Green Madness: Climate Policies To Add 41% To Electricity Prices By 2030
Britain’s “energy and climate change” policies – including subsidies for wind farms and nuclear power stations – will add 41 per cent to the price of electricity in the UK by 2030 according to forecasts by the energy department.
Green measures including billions of pounds of subsidy for low-carbon generation will lift the price of electricity from £149 to £210 per MwH, the government’s own officials have predicted.
That forecast comes as ministers are poised to announce that they have struck a deal to guarantee the price of power from a new nuclear power station at Hinkley Point for decades into the future.
The energy department has predicted that actual bills will fall by 11 per cent by 2030 as household products become more energy-efficient millions of people insulate their homes, more than offsetting the rise in green subsidies.
But critics suggest this is optimistic given the paltry take-up of the coalition’s flagshipGreen Deal scheme, which helps households install energy-savings measures.

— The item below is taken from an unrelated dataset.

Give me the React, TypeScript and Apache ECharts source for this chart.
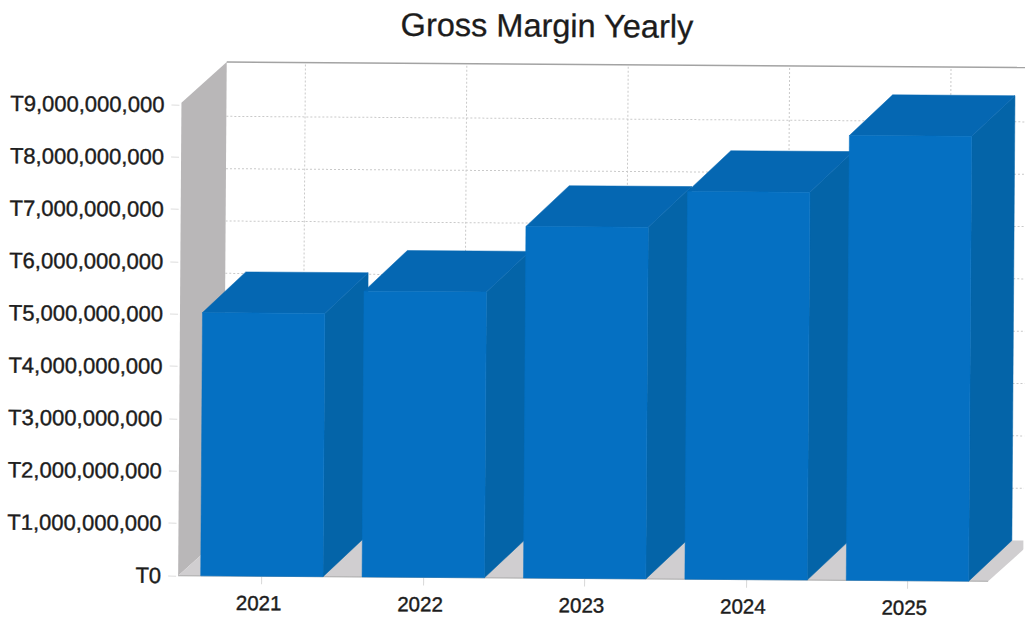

Green subsidies have been in the spotlight since Ed Miliband announced that a Labour government would freeze household energy bills in 2015. SSE raised its prices by 8.2 per cent last week in the first of what is expected to be a wider round of price rises from the industry.
That has prompted a scramble by Tory ministers to find green policies which can be reined back to ease household bills. David Cameron, the prime minister, has blamed many of those policies on Mr Miliband’s time as energy secretary.
At the moment, however, low-carbon subsidies only account for less than a tenth of the typical household bill. (Up from around 5 per cent five years ago.) Yet their impact on the price of household energy is set to surge in the coming years as a result of the coalition’s current energy bill.
The new centrepiece scheme, known as the “levy control framework”, will give energy groups £7.6bn a year to support low-carbon generation by 2020 – up from £2.3bn last year. That measure will alone add £95 a year to the average household bill, a rise of 7 per cent.